School Choice and “The Truly Disadvantaged”

Author/s: 
Albert Cheng and Paul E. Peterson
Year of publication: 
2021
May 18, 2021
Publication: 
Education Next
Volumne/Issue: 
XXI/3

How can we improve academic achievement and college attainment for disadvantaged students? To address this question, education researchers typically assess the impact of various interventions on all students whose family income falls under the limit for free or reduced-price school lunch—a broad category that fails to account for the effects of ethnicity and class in combination, as well as the considerable differences in economic and cultural resources among lower-income families in the United States.

This includes an earlier study co-authored by one of us, which used a randomized control trial to evaluate a school-voucher intervention in New York City and found modest positive impacts on college enrollment of African American and Hispanic American students (see “The Impact of School Vouchers on College Enrollment,” research, Spring 2013). That study, like many others, did not explore whether the program’s effects differed based on varying levels of disadvantage. We return here to the New York City voucher program to do just that.

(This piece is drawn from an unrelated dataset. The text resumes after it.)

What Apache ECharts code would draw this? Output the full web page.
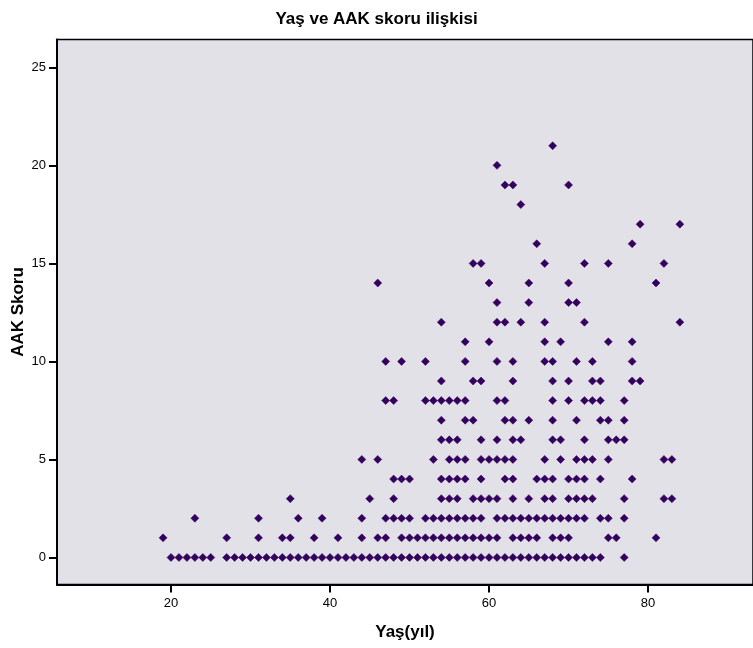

Our study looks at the impact of using a voucher on college enrollments and on degree attainment. We also estimate effects of just being offered a voucher, even if it is not used to enroll in a private school. Our data now cover a span of 21 years, which allows us to record college enrollment and attainment up to seven years after a student’s anticipated date of high-school graduation and observe students’ college-going behavior even if their education was interrupted.